RECORDS PROVIDED:
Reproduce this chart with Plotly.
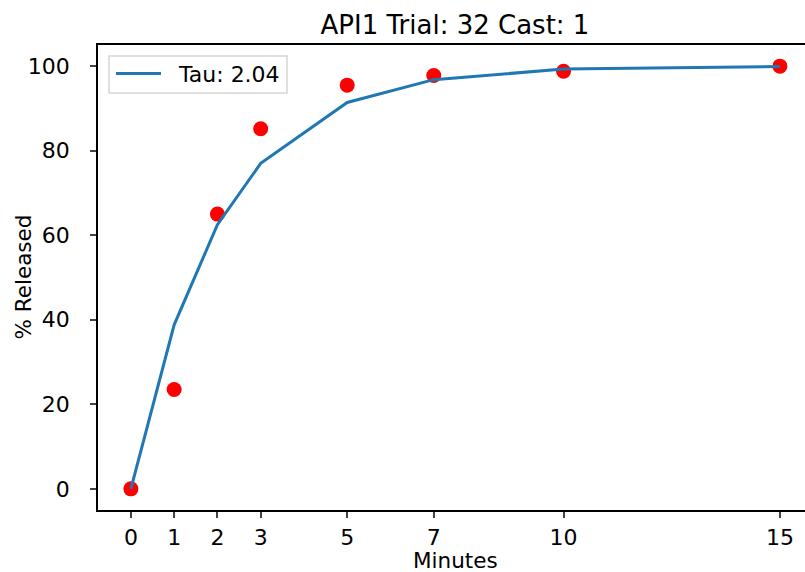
import plotly.graph_objects as go

minutes = [0, 1, 2, 3, 5, 7, 10, 15]
measured = [0, 23.5, 65.0, 85.2, 95.5, 97.8, 98.8, 100.0]
fitted = [0, 38.8, 62.5, 77.0, 91.4, 96.8, 99.3, 99.9]
tick_vals = [0, 1, 2, 3, 5, 7, 10, 15]
y_ticks = [0, 20, 40, 60, 80, 100]
legend_label = "Tau: 2.04"
title_text = "API1 Trial: 32 Cast: 1"

font = "DejaVu Sans"
W, H = 805, 572
L, R, T, B = 98, 0, 45, 62
pw, ph = W - L - R, H - T - B

def px(x):
    return (x - L) / pw

def py(y):
    return (H - B - y) / ph

fig = go.Figure()
fig.add_trace(go.Scatter(x=minutes, y=measured, mode="markers", showlegend=False,
                         marker=dict(color="red", size=15, line=dict(width=0))))
fig.add_trace(go.Scatter(x=minutes, y=fitted, mode="lines", name=legend_label, showlegend=False,
                         line=dict(color="#1f77b4", width=3)))

# legend box drawn like matplotlib's
shapes = [
    dict(type="rect", xref="paper", yref="paper", x0=px(109), x1=px(287), y0=py(93), y1=py(56),
         line=dict(color="#d6d6d6", width=1.5), fillcolor="rgba(255,255,255,0.8)", layer="above"),
    dict(type="line", xref="paper", yref="paper", x0=px(116), x1=px(161), y0=py(73.5), y1=py(73.5),
         line=dict(color="#1f77b4", width=3), layer="above"),
]
annotations = [
    dict(text=legend_label, xref="paper", yref="paper", x=px(176), y=py(74), xanchor="left",
         yanchor="middle", showarrow=False, font=dict(size=22, family=font, color="black")),
    dict(text="Minutes", xref="paper", yref="paper", x=0.5 * (px(98) + px(812)), y=py(560),
         xanchor="center", yanchor="middle", showarrow=False, font=dict(size=21.5, family=font, color="black")),
    dict(text="% Released", xref="paper", yref="paper", x=px(23), y=0.5, textangle=-90,
         xanchor="center", yanchor="middle", showarrow=False, font=dict(size=21.5, family=font, color="black")),
]

fig.update_layout(
    width=W, height=H,
    margin=dict(l=L, r=R, t=T, b=B),
    paper_bgcolor="white", plot_bgcolor="white",
    font=dict(family=font, size=21, color="black"),
    title=dict(text=title_text, x=455 / W, xref="container", xanchor="center",
               y=1 - 25 / H, yref="container", yanchor="middle", font=dict(size=26)),
    showlegend=False,
    shapes=shapes,
    annotations=annotations,
)
fig.update_xaxes(range=[-0.76, 15.58], tickvals=tick_vals, ticks="outside", ticklen=6, tickwidth=1.5,
                 showline=True, linecolor="black", linewidth=1.5, mirror=True, showgrid=False,
                 zeroline=False, automargin=False, tickfont=dict(size=22), ticklabelstandoff=1)
fig.update_yaxes(range=[-5, 105], tickvals=y_ticks, ticks="outside", ticklen=6, tickwidth=1.5,
                 showline=True, linecolor="black", linewidth=1.5, mirror=False, showgrid=False,
                 zeroline=False, automargin=False, tickfont=dict(size=22), ticklabelstandoff=16)

fig.write_html("out.html")
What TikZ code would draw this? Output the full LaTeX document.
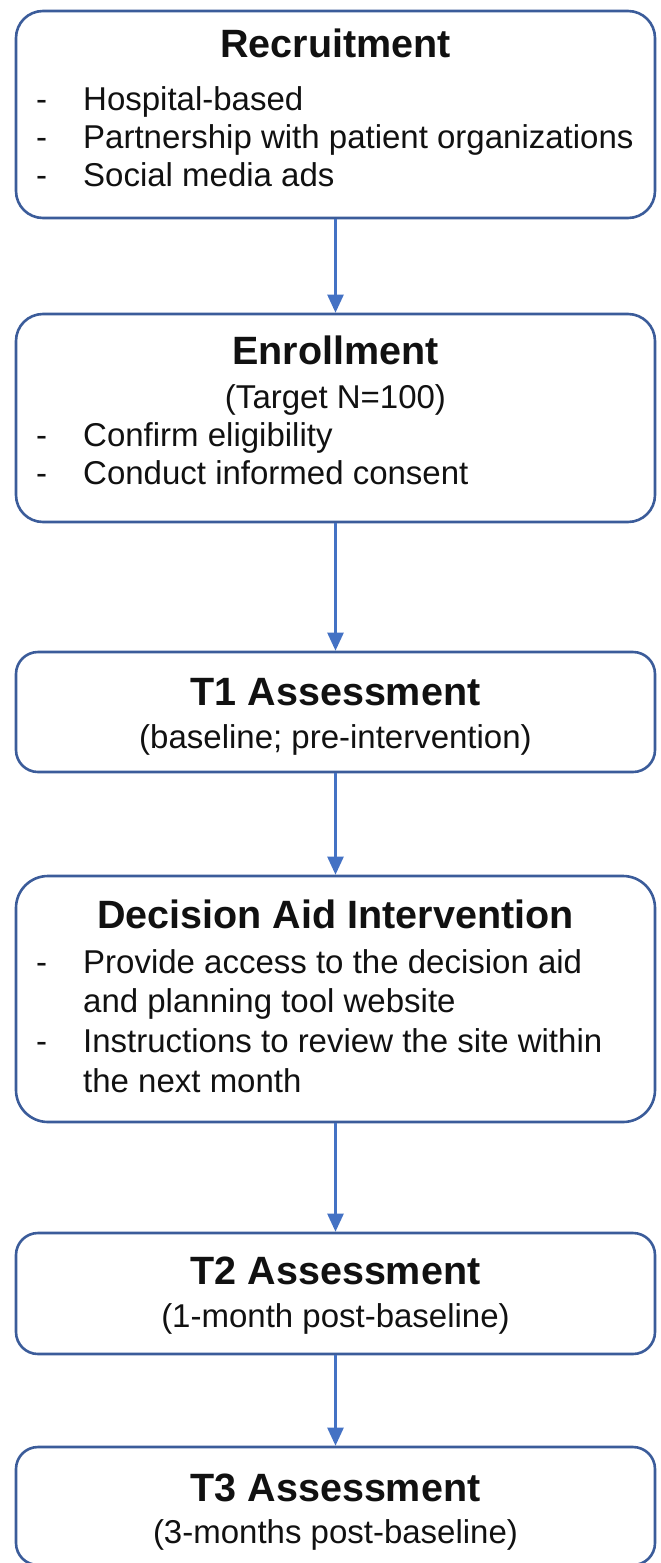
\documentclass[tikz,border=0pt]{standalone}
\usepackage{fontspec}
\setmainfont{Liberation Sans}
\usetikzlibrary{arrows.meta}
\definecolor{boxblue}{HTML}{3B5C9A}
\definecolor{arrblue}{HTML}{4472C4}
\definecolor{inktext}{HTML}{111111}
\begin{document}
\begin{tikzpicture}[x=1pt,y=-1pt,
  box/.style={draw=boxblue, line width=2.6pt, fill=white, inner sep=0pt, minimum width=639pt},
  ttl/.style={font=\fontsize{39.5}{46}\selectfont\bfseries, text=inktext, anchor=base, inner sep=0pt},
  txt/.style={font=\fontsize{33}{39}\selectfont, text=inktext, anchor=base west, inner sep=0pt},
  ctr/.style={font=\fontsize{33}{39}\selectfont, text=inktext, anchor=base, inner sep=0pt},
  arr/.style={draw=arrblue, line width=2.4pt, -{Triangle[width=16pt,length=18pt]}}]
\useasboundingbox (0,0) rectangle (661,1563);
\newcommand{\dashitem}[1]{\makebox[47pt][l]{-}#1}

% boxes
\node[box, rounded corners=27pt, minimum height=207pt] (rec) at (335.5,114.5) {};
\node[box, rounded corners=27pt, minimum height=208pt] (enr) at (335.5,418) {};
\node[box, rounded corners=22pt, minimum height=120pt] (tone) at (335.5,712) {};
\node[box, rounded corners=32pt, minimum height=246pt] (dai) at (335.5,999) {};
\node[box, rounded corners=22pt, minimum height=121pt] (ttwo) at (335.5,1293.5) {};
\node[box, rounded corners=22pt, minimum height=118pt] (tthree) at (335.5,1506) {};

% texts
\node[ttl] (rect) at (335.5,58) {Recruitment};
\node[txt] (rec1) at (36,110) {\dashitem{Hospital-based}};
\node[txt] (rec2) at (36,148) {\dashitem{Partnership with patient organizations}};
\node[txt] (rec3) at (36,186) {\dashitem{Social media ads}};

\node[ttl] (enrt) at (335.5,364) {Enrollment};
\node[ctr] (enrs) at (335.5,408) {(Target N=100)};
\node[txt] (enr1) at (36,446) {\dashitem{Confirm eligibility}};
\node[txt] (enr2) at (36,484) {\dashitem{Conduct informed consent}};

\node[ttl] (tonet) at (335.5,705) {T1 Assessment};
\node[ctr] (tones) at (335.5,748) {(baseline; pre-intervention)};

\node[ttl] (dait) at (335.5,928) {Decision Aid Intervention};
\node[txt] (dai1) at (36,973) {\dashitem{Provide access to the decision aid}};
\node[txt] (dai2) at (83,1012) {and planning tool website};
\node[txt] (dai3) at (36,1052) {\dashitem{Instructions to review the site within}};
\node[txt] (dai4) at (83,1092) {the next month};

\node[ttl] (ttwot) at (335.5,1284) {T2 Assessment};
\node[ctr] (ttwos) at (335.5,1327) {(1-month post-baseline)};

\node[ttl] (tthreet) at (335.5,1501) {T3 Assessment};
\node[ctr] (tthrees) at (335.5,1543) {(3-months post-baseline)};

% arrows
\draw[arr] (rec) -- (enr);
\draw[arr] (enr) -- (tone);
\draw[arr] (tone) -- (dai);
\draw[arr] (dai) -- (ttwo);
\draw[arr] (ttwo) -- (tthree);
\end{tikzpicture}
\end{document}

SET TASK: Without including any pictures, please restate all the records exactly.

WRITTEN REPLY:
Reproduce this chart with Plotly.
import plotly.graph_objects as go

minutes = [0, 1, 2, 3, 5, 7, 10, 15]
measured = [0, 23.5, 65.0, 85.2, 95.5, 97.8, 98.8, 100.0]
fitted = [0, 38.8, 62.5, 77.0, 91.4, 96.8, 99.3, 99.9]
tick_vals = [0, 1, 2, 3, 5, 7, 10, 15]
y_ticks = [0, 20, 40, 60, 80, 100]
legend_label = "Tau: 2.04"
title_text = "API1 Trial: 32 Cast: 1"

font = "DejaVu Sans"
W, H = 805, 572
L, R, T, B = 98, 0, 45, 62
pw, ph = W - L - R, H - T - B

def px(x):
    return (x - L) / pw

def py(y):
    return (H - B - y) / ph

fig = go.Figure()
fig.add_trace(go.Scatter(x=minutes, y=measured, mode="markers", showlegend=False,
                         marker=dict(color="red", size=15, line=dict(width=0))))
fig.add_trace(go.Scatter(x=minutes, y=fitted, mode="lines", name=legend_label, showlegend=False,
                         line=dict(color="#1f77b4", width=3)))

# legend box drawn like matplotlib's
shapes = [
    dict(type="rect", xref="paper", yref="paper", x0=px(109), x1=px(287), y0=py(93), y1=py(56),
         line=dict(color="#d6d6d6", width=1.5), fillcolor="rgba(255,255,255,0.8)", layer="above"),
    dict(type="line", xref="paper", yref="paper", x0=px(116), x1=px(161), y0=py(73.5), y1=py(73.5),
         line=dict(color="#1f77b4", width=3), layer="above"),
]
annotations = [
    dict(text=legend_label, xref="paper", yref="paper", x=px(176), y=py(74), xanchor="left",
         yanchor="middle", showarrow=False, font=dict(size=22, family=font, color="black")),
    dict(text="Minutes", xref="paper", yref="paper", x=0.5 * (px(98) + px(812)), y=py(560),
         xanchor="center", yanchor="middle", showarrow=False, font=dict(size=21.5, family=font, color="black")),
    dict(text="% Released", xref="paper", yref="paper", x=px(23), y=0.5, textangle=-90,
         xanchor="center", yanchor="middle", showarrow=False, font=dict(size=21.5, family=font, color="black")),
]

fig.update_layout(
    width=W, height=H,
    margin=dict(l=L, r=R, t=T, b=B),
    paper_bgcolor="white", plot_bgcolor="white",
    font=dict(family=font, size=21, color="black"),
    title=dict(text=title_text, x=455 / W, xref="container", xanchor="center",
               y=1 - 25 / H, yref="container", yanchor="middle", font=dict(size=26)),
    showlegend=False,
    shapes=shapes,
    annotations=annotations,
)
fig.update_xaxes(range=[-0.76, 15.58], tickvals=tick_vals, ticks="outside", ticklen=6, tickwidth=1.5,
                 showline=True, linecolor="black", linewidth=1.5, mirror=True, showgrid=False,
                 zeroline=False, automargin=False, tickfont=dict(size=22), ticklabelstandoff=1)
fig.update_yaxes(range=[-5, 105], tickvals=y_ticks, ticks="outside", ticklen=6, tickwidth=1.5,
                 showline=True, linecolor="black", linewidth=1.5, mirror=False, showgrid=False,
                 zeroline=False, automargin=False, tickfont=dict(size=22), ticklabelstandoff=16)

fig.write_html("out.html")
What TikZ code would draw this? Output the full LaTeX document.
\documentclass[tikz,border=0pt]{standalone}
\usepackage{fontspec}
\setmainfont{Liberation Sans}
\usetikzlibrary{arrows.meta}
\definecolor{boxblue}{HTML}{3B5C9A}
\definecolor{arrblue}{HTML}{4472C4}
\definecolor{inktext}{HTML}{111111}
\begin{document}
\begin{tikzpicture}[x=1pt,y=-1pt,
  box/.style={draw=boxblue, line width=2.6pt, fill=white, inner sep=0pt, minimum width=639pt},
  ttl/.style={font=\fontsize{39.5}{46}\selectfont\bfseries, text=inktext, anchor=base, inner sep=0pt},
  txt/.style={font=\fontsize{33}{39}\selectfont, text=inktext, anchor=base west, inner sep=0pt},
  ctr/.style={font=\fontsize{33}{39}\selectfont, text=inktext, anchor=base, inner sep=0pt},
  arr/.style={draw=arrblue, line width=2.4pt, -{Triangle[width=16pt,length=18pt]}}]
\useasboundingbox (0,0) rectangle (661,1563);
\newcommand{\dashitem}[1]{\makebox[47pt][l]{-}#1}

% boxes
\node[box, rounded corners=27pt, minimum height=207pt] (rec) at (335.5,114.5) {};
\node[box, rounded corners=27pt, minimum height=208pt] (enr) at (335.5,418) {};
\node[box, rounded corners=22pt, minimum height=120pt] (tone) at (335.5,712) {};
\node[box, rounded corners=32pt, minimum height=246pt] (dai) at (335.5,999) {};
\node[box, rounded corners=22pt, minimum height=121pt] (ttwo) at (335.5,1293.5) {};
\node[box, rounded corners=22pt, minimum height=118pt] (tthree) at (335.5,1506) {};

% texts
\node[ttl] (rect) at (335.5,58) {Recruitment};
\node[txt] (rec1) at (36,110) {\dashitem{Hospital-based}};
\node[txt] (rec2) at (36,148) {\dashitem{Partnership with patient organizations}};
\node[txt] (rec3) at (36,186) {\dashitem{Social media ads}};

\node[ttl] (enrt) at (335.5,364) {Enrollment};
\node[ctr] (enrs) at (335.5,408) {(Target N=100)};
\node[txt] (enr1) at (36,446) {\dashitem{Confirm eligibility}};
\node[txt] (enr2) at (36,484) {\dashitem{Conduct informed consent}};

\node[ttl] (tonet) at (335.5,705) {T1 Assessment};
\node[ctr] (tones) at (335.5,748) {(baseline; pre-intervention)};

\node[ttl] (dait) at (335.5,928) {Decision Aid Intervention};
\node[txt] (dai1) at (36,973) {\dashitem{Provide access to the decision aid}};
\node[txt] (dai2) at (83,1012) {and planning tool website};
\node[txt] (dai3) at (36,1052) {\dashitem{Instructions to review the site within}};
\node[txt] (dai4) at (83,1092) {the next month};

\node[ttl] (ttwot) at (335.5,1284) {T2 Assessment};
\node[ctr] (ttwos) at (335.5,1327) {(1-month post-baseline)};

\node[ttl] (tthreet) at (335.5,1501) {T3 Assessment};
\node[ctr] (tthrees) at (335.5,1543) {(3-months post-baseline)};

% arrows
\draw[arr] (rec) -- (enr);
\draw[arr] (enr) -- (tone);
\draw[arr] (tone) -- (dai);
\draw[arr] (dai) -- (ttwo);
\draw[arr] (ttwo) -- (tthree);
\end{tikzpicture}
\end{document}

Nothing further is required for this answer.